🚀 Quick Start Guide: KDP in 5 Minutes

Get your tabular data ML-ready in record time!

This guide will have you transforming raw data into powerful features before your coffee gets cold.

🏁 The KDP Experience in 3 Steps

1

Define Your Features

from kdp import PreprocessingModel, FeatureType

# Quick feature definition - KDP handles the complexity
features = {
    # Numerical features with smart preprocessing
    "age": FeatureType.FLOAT_NORMALIZED,          # Age gets 0-1 normalization
    "income": FeatureType.FLOAT_RESCALED,         # Income gets robust scaling

    # Categorical features with automatic encoding
    "occupation": FeatureType.STRING_CATEGORICAL, # Text categories to embeddings
    "education": FeatureType.INTEGER_CATEGORICAL, # Numeric categories

    # Special types get special treatment
    "feedback": FeatureType.TEXT,                 # Text gets tokenization & embedding
    "signup_date": FeatureType.DATE               # Dates become useful components
}

2

Build Your Processor

# Create with smart defaults - one line setup
preprocessor = PreprocessingModel(
    path_data="customer_data.csv",     # Point to your data
    features_specs=features,           # Your feature definitions
    use_distribution_aware=True        # Automatic distribution handling
)

# Build analyzes your data and creates the preprocessing pipeline
result = preprocessor.build_preprocessor()
model = result["model"]                # This is your transformer!

3

Process Your Data

# Your data can be a dict, DataFrame, or tensors
new_customer_data = {
    "age": [24, 67, 31],
    "income": [48000, 125000, 52000],
    "occupation": ["developer", "manager", "designer"],
    "education": [4, 5, 3],
    "feedback": ["Great product!", "Could be better", "Love it"],
    "signup_date": ["2023-06-15", "2022-03-22", "2023-10-01"]
}

# Transform into ML-ready features with a single call
processed_features = model(new_customer_data)

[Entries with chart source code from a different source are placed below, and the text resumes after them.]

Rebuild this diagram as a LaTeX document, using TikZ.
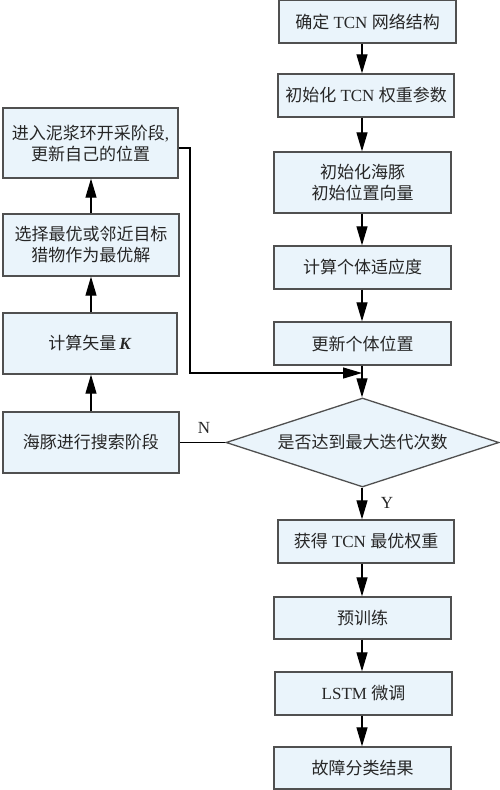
\documentclass[tikz,border=0pt]{standalone}
\usepackage{fontspec}
\setmainfont{Liberation Serif}
\newfontfamily\cjk{Noto Sans CJK SC}
\usetikzlibrary{arrows.meta,shapes.geometric}
\definecolor{boxfill}{RGB}{234,244,251}
\definecolor{boxline}{RGB}{80,80,80}
\begin{document}
\begin{tikzpicture}[x=1pt,y=-1pt,
  box/.style={draw=boxline,line width=1.3pt,fill=boxfill,inner sep=0pt,align=center,
    font=\fontsize{17}{21}\selectfont,text=black!85},
  arr/.style={line width=1.2pt,-{Triangle[length=19pt,width=11pt]}},
  ln/.style={line width=1.2pt},
  lbl/.style={font=\fontsize{17}{21}\selectfont,text=black!85,inner sep=0pt}]
\useasboundingbox (0,0) rectangle (500,790);
% right column
\node[box,minimum width=177pt,minimum height=42.5pt] (b1) at (367.5,21.75) {{\cjk 确定} TCN {\cjk 网络结构}};
\node[box,minimum width=176pt,minimum height=43pt] (b2) at (366,95.5) {{\cjk 初始化} TCN {\cjk 权重参数}};
\node[box,minimum width=177pt,minimum height=61pt] (b3) at (362.5,182.5) {\cjk 初始化海豚\\\cjk 初始位置向量};
\node[box,minimum width=177pt,minimum height=43pt] (b4) at (362.5,267.5) {\cjk 计算个体适应度};
\node[box,minimum width=177pt,minimum height=43pt] (b5) at (362.5,343.5) {\cjk 更新个体位置};
\node[box,diamond,aspect=3.07,minimum width=273pt,minimum height=89pt] (d) at (362.5,442.5) {\cjk 是否达到最大迭代次数};
\node[box,minimum width=176pt,minimum height=43pt] (b6) at (366,541.5) {{\cjk 获得} TCN {\cjk 最优权重}};
\node[box,minimum width=177pt,minimum height=42pt] (b7) at (362.5,618) {\cjk 预训练};
\node[box,minimum width=177pt,minimum height=43pt] (b8) at (363.5,693.5) {LSTM {\cjk 微调}};
\node[box,minimum width=177pt,minimum height=42pt] (b9) at (362.5,768) {\cjk 故障分类结果};
% left column
\node[box,minimum width=175pt,minimum height=70pt] (l1) at (90.5,143) {{\cjk 进入泥浆环开采阶段},\\\cjk 更新自己的位置};
\node[box,minimum width=176pt,minimum height=62pt] (l2) at (91,245) {\cjk 选择最优或邻近目标\\\cjk 猎物作为最优解};
\node[box,minimum width=174pt,minimum height=61pt] (l3) at (90,343.5) {{\cjk 计算矢量}\,\textbf{\textit{K}}};
\node[box,minimum width=176pt,minimum height=61pt] (l4) at (91,442.5) {\cjk 海豚进行搜索阶段};
% labels
\node[lbl] (n) at (204,428) {N};
\node[lbl] (y) at (387,503) {Y};
% connectors
\coordinate (X) at (362,0);
\coordinate (XL) at (91,0);
\coordinate (J) at (362,373);
\coordinate (c1) at (190,148);
\draw[arr] (b1.south -| X) -- (b2.north -| X);
\draw[arr] (b2.south -| X) -- (b3.north -| X);
\draw[arr] (b3.south -| X) -- (b4.north -| X);
\draw[arr] (b4.south -| X) -- (b5.north -| X);
\draw[arr] (b5.south -| X) -- (d.north -| X);
\draw[arr] (d.south -| X) -- (b6.north -| X);
\draw[arr] (b6.south -| X) -- (b7.north -| X);
\draw[arr] (b7.south -| X) -- (b8.north -| X);
\draw[arr] (b8.south -| X) -- (b9.north -| X);
\draw[ln] (d.west) -- (l4.east);
\draw[arr] (l4.north -| XL) -- (l3.south -| XL);
\draw[arr] (l3.north -| XL) -- (l2.south -| XL);
\draw[arr] (l2.north -| XL) -- (l1.south -| XL);
\draw[arr] (l1.east |- c1) -- (c1) |- (J);
\end{tikzpicture}
\end{document}
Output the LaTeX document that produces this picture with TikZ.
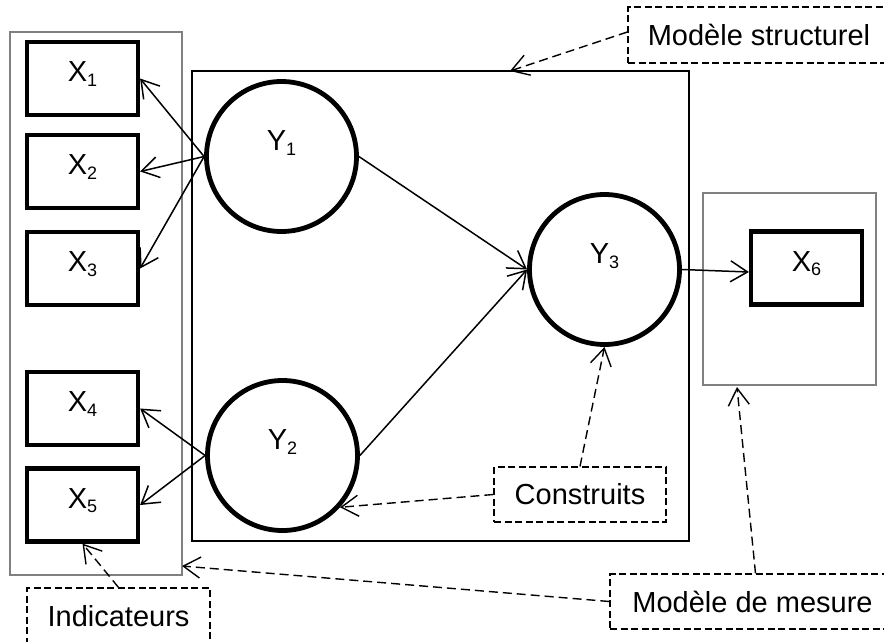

# That's it! Your data is now ready for modeling

🔥 Power Features

Take your preprocessing to the next level with these one-liners:

# Create a more advanced preprocessor
preprocessor = PreprocessingModel(
    path_data="customer_data.csv",
    features_specs=features,

    # Power features - each adds capability
    use_distribution_aware=True,        # Smart distribution handling
    use_numerical_embedding=True,       # Neural embeddings for numbers
    tabular_attention=True,             # Learn feature relationships
    feature_selection_placement="all",  # Automatic feature importance

    # Add transformers for state-of-the-art performance
    transfo_nr_blocks=2,                # Two transformer blocks
    transfo_nr_heads=4                  # With four attention heads
)

💼 Real-World Examples

👥

Customer Churn Prediction

# Perfect setup for churn prediction
preprocessor = PreprocessingModel(
    path_data="customer_data.csv",
    features_specs={
        "days_active": FeatureType.FLOAT_NORMALIZED,
        "monthly_spend": FeatureType.FLOAT_RESCALED,
        "total_purchases": FeatureType.FLOAT_RESCALED,
        "product_category": FeatureType.STRING_CATEGORICAL,
        "last_support_ticket": FeatureType.DATE,
        "support_messages": FeatureType.TEXT
    },
    use_distribution_aware=True,
    feature_selection_placement="all",    # Identify churn drivers
    tabular_attention=True                # Model feature interactions
)

📈

Financial Time Series

# Setup for financial forecasting
preprocessor = PreprocessingModel(
    path_data="stock_data.csv",
    features_specs={
        "open": FeatureType.FLOAT_RESCALED,
        "high": FeatureType.FLOAT_RESCALED,
        "low": FeatureType.FLOAT_RESCALED,
        "volume": FeatureType.FLOAT_RESCALED,
        "sector": FeatureType.STRING_CATEGORICAL,
        "date": FeatureType.DATE
    },
    use_numerical_embedding=True,        # Neural embeddings for price data
    numerical_embedding_dim=32,          # Larger embeddings for complex patterns
    tabular_attention_heads=4            # Multiple attention heads
)

📱 Production Integration

# Save your preprocessor after building
preprocessor.save_model("customer_churn_preprocessor")

# --- Later in production ---

# Load your preprocessor
from kdp import PreprocessingModel
preprocessor = PreprocessingModel.load_model("customer_churn_preprocessor")

# Process new data
new_customer = {"age": 35, "income": 75000, ...}
features = preprocessor(new_customer)

# Use with your prediction model
prediction = my_model(features)

💡 Pro Tips

1

Start Simple First

# Begin with basic configuration
basic = PreprocessingModel(features_specs=features)

# Then add advanced features as needed
advanced = PreprocessingModel(
    features_specs=features,
    use_distribution_aware=True,
    tabular_attention=True
)

2

Handle Big Data Efficiently

# For large datasets
preprocessor = PreprocessingModel(
    features_specs=features,
    enable_caching=True,        # Speed up repeated processing
    batch_size=10000            # Process in manageable chunks
)

3

Get Feature Importance

# First enable feature selection when creating the model
preprocessor = PreprocessingModel(
    features_specs=features,
    feature_selection_placement="all_features",  # Required for feature importance
    feature_selection_units=32
)

# Build the preprocessor
preprocessor.build_preprocessor()

# After building, you can get feature importances
importances = preprocessor.get_feature_importances()
print("Most important features:", sorted(
    importances.items(), key=lambda x: x[1], reverse=True
)[:3])